One of Kathleen Kane’s first moves as Pennsylvania’s attorney general was to hire her cousin, Colleen Tighe, to the position of executive secretary and scheduler, paid $55,003 a year.
Tighe had served as Kane’s assistant during the campaign, said Joe Peters, a spokesman in the attorney general’s office.
The revelation is the second time that Kane’s office has disclosed family ties in the office.
Kane’s sister, Ellen Granahan, was hired in 2008 by then-Attorney General Tom Corbett. In April, four months after Kane took office, Granahan received a promotion and a $13,652-a-year raise. Granahan was named chief deputy attorney general in charge of a task force aimed at cracking down on child predators. The attorney general’s office maintains that Granahan does not report to the attorney general and the decision to promote her was not made by Kane.
Robert Caruso, executive director of the state ethics commission, said Pennsylvania law does not bar public officials from hiring or promoting their cousins. Current state ethics law focuses on immediate family, such as spouses, children or siblings.
To deal with the concerns about promoting a member of her immediate family, Kane directed a subordinate to determine if Granahan should get the deputy attorney general post, Peters said.
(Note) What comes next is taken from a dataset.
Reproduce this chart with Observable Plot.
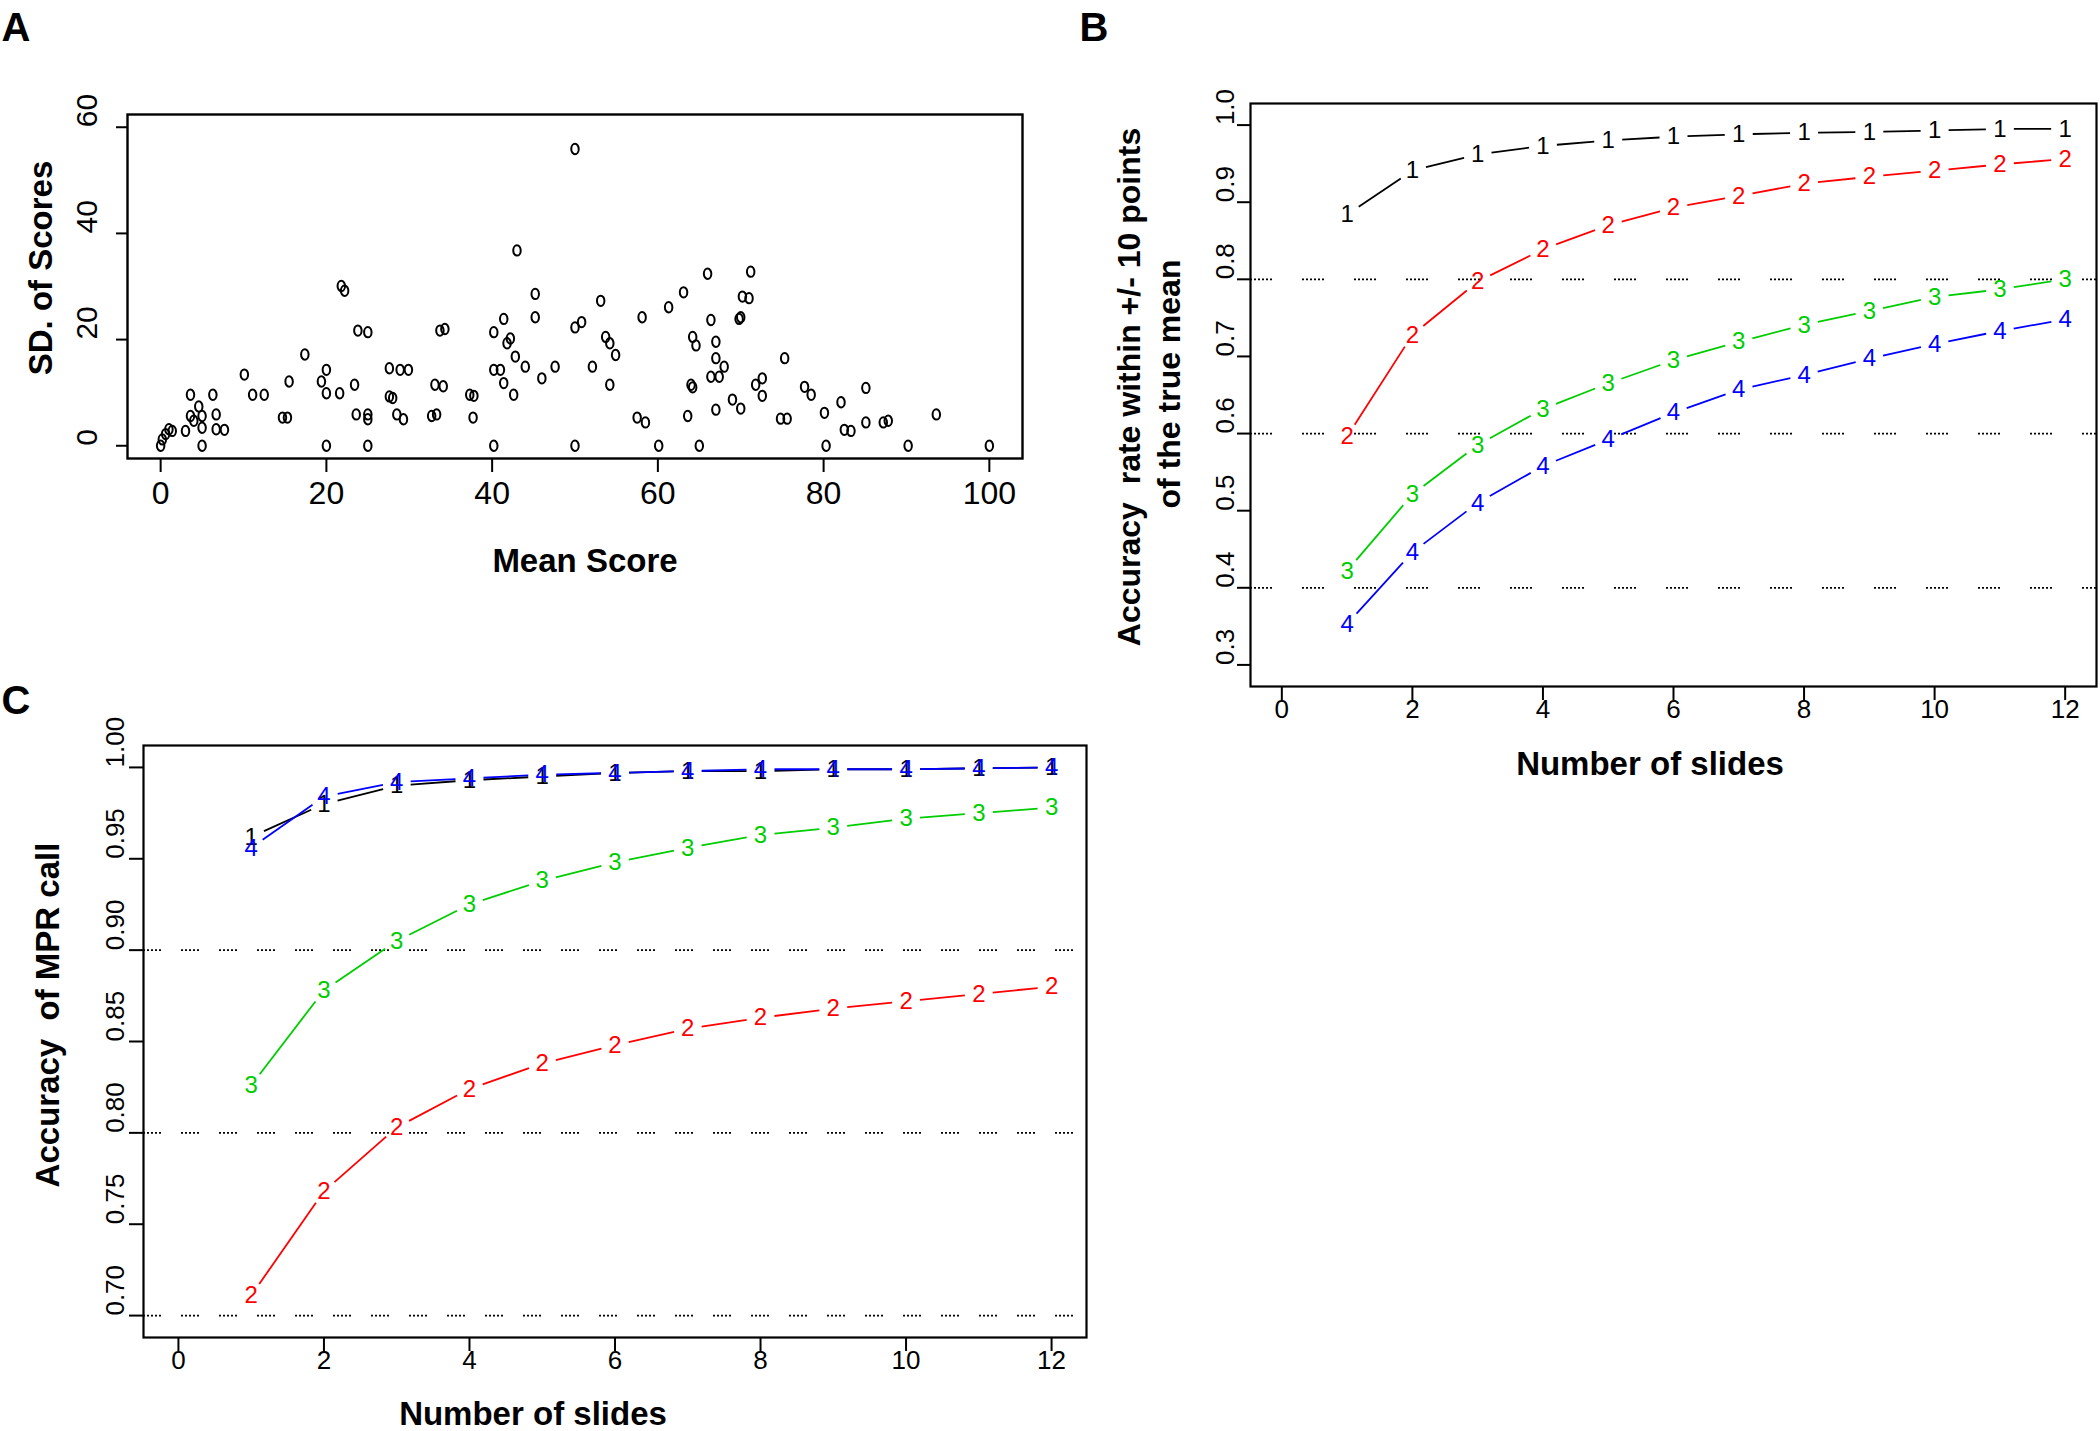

No such buffer was involved in the hiring of Tighe, Peters said.
By serving as Kane’s executive assistant during the campaign, Tighe proved to the attorney general that she was qualified for her current position.
“The person is almost the closest person with you in office,” Peters said. “She’s with the attorney general when she travels.”
Tighe was hired by the attorney general on Jan. 16, the day after Kane took the oath of office. The position was never advertised, Peters said.
Kane’s office declined to provide a resume or job application from Tighe.
State Rep. Daryl Metcalfe, R-Butler County, the chairman of the powerful state government committee, said Tighe’s hiring does not appear to violate any existing law. But when coupled with the promotion of Granahan, it creates a worrisome pattern, Metcalfe said.
“The Attorney General’s office is not designed to be a family business,” Metcalfe said.
Metcalfe has already filed a complaint with the ethics commission about the promotion of Granahan. Metcalfe said he has received no update from the commission on the status of its investigation into that complaint. But if the commission finds no wrongdoing, Metcalfe said he will try to determine if there is way to strengthen the law.
Peters said that as far as he knows, Tighe and Granahan are the only employees in the Attorney General’s office who are related to Kane.
Finnerty writes for CNHI’s Pennsylvania newspapers, including The Meadville Tribune, from Harrisburg.